Что касается до варягов, то, вероятно, новгородцы перебили только тех из них, кого считали особенно виновными; и действительно, всего варяжского отряда они перебить не могли, когда это избиение происходило в одном частном дворе, где могло поместиться только ограниченное количество. Относительно числа прочих 40.000 едва ли можно принимать его в том самом виде, в каком оно показано в летописи: довольно будет, если заключить по нем, что число поступивших в ряды Ярослава новгородцев было велико. Как бы то ни было, новгородцы приняли усердно сторону Ярослава потому, что видели возможность своего освобождения от Киева и с помощью их ополчения Ярослав выиграл войну. Замечательно, что во время этой войны проявилось притязание не князя, но киевлян на власть над новгородцами. Когда дошло дело до битвы, киевляне, бывшие у Святополка, задирали новгородцев, называли их плотниками и грозили обратить их на постройку своих хором. Киевляне смотрели на новгородцев как на слуг своих, а не только как на данников своего князя: а вы плотници сущи! а поставим вы хоромом рубити нашим! Эти плотники, эти подданные Киева, в свою очередь, сделались господами. Святополк был разбит; Киев завоеван. Ярослав раздавал всем новгородцам по 10-ти гривен каждому: то было право победителей, право завоевателей.

Победитель недолго спокойно усидел в Киеве. Святополк привел Болеслава. Произошла новая битва — битва с ляхами в 1018 году, на берегу Буга. У Ярослава были кроме Руси, т.е. полян, наемные варяги и словене, т.е. новгородцы, те, вероятно, которые остались у него служить на юге. Ярослав был жестоко разбит, и только с четырьмя мужами убежал в Новгород.
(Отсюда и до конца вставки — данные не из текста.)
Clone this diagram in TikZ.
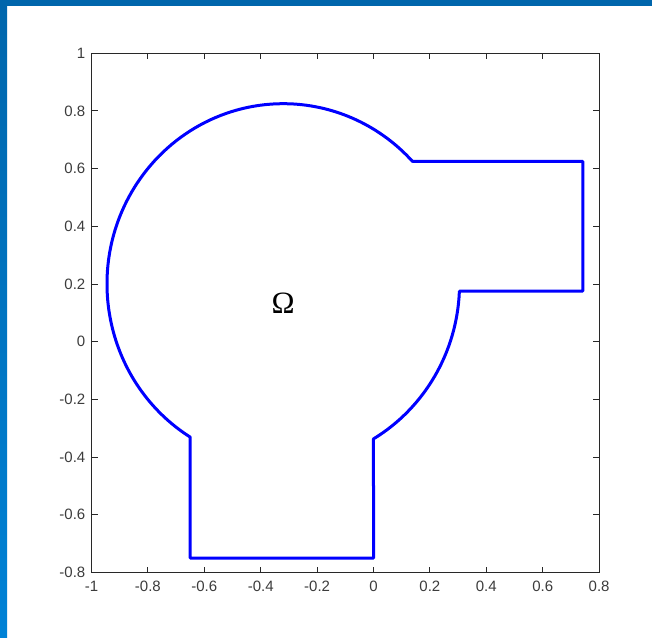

Не надеялся он и там удержаться и хотел бежать за море, но тут новгородцы, под руководством Коснятина, Добрынина сына (хотя не новгородца по предкам, но сжившегося с Новгородом и, вероятно, там увидевшего свет), остановили Ярослава, сожгли приготовленные лодки и изъявили готовность сами помогать Ярославу. Сделали складчину от старост по 10-ти гривен, от бояр по 18-ти гривен, а от мужа по 4 куны [12]. Однако силы новгородцев были не так важны, как их готовность. Осмотревшись, увидали, что приходилось приглашать наемников, — и поехали за море за варягами. Оно было естественно: последнее поражение должно было обессилить новгородскую военную силу, да и прежняя победа не далась даром. Новгородцы поставлены были в такое положение, что необходимо должны были из всех сил тянуть, чтоб помочь своему князю. Победа Святополка грозила им совершенным порабощением. Уже теперь не довольствовался бы великий киевский князь возвращением прежнего подданства: теперь присоединилось бы мщение за прежнее поражение; дело Святополка было уже и прежде делом Киева: теперь оскорбленное самолюбие киевлян подвергло бы освободившихся подданных той неволе, какая всегда ожидает неудачно возмутившихся рабов. Новгородцы необходимо должны были стоять дружно за Ярослава, чтоб себя самих спасать. Победа при реке Альте в 1019 году утвердила навсегда свободу Новгорода. Новгородцы в другой раз и уже навсегда доставили Ярославу великое княжение в Киеве. С этих пор зависимость от Киева, возникшая в княжение Владимира, поддержанная связью князя со скандинавскими государями, прекратилась. По Софийскому Временнику, Ярослав, наградивши новгородцев деньгами в таком же размере, какой по Новгородской Летописи представил Ярослав новгородцам после первой своей победы над Святополком, дал им "Правду" и "Устав" — грамоту[13].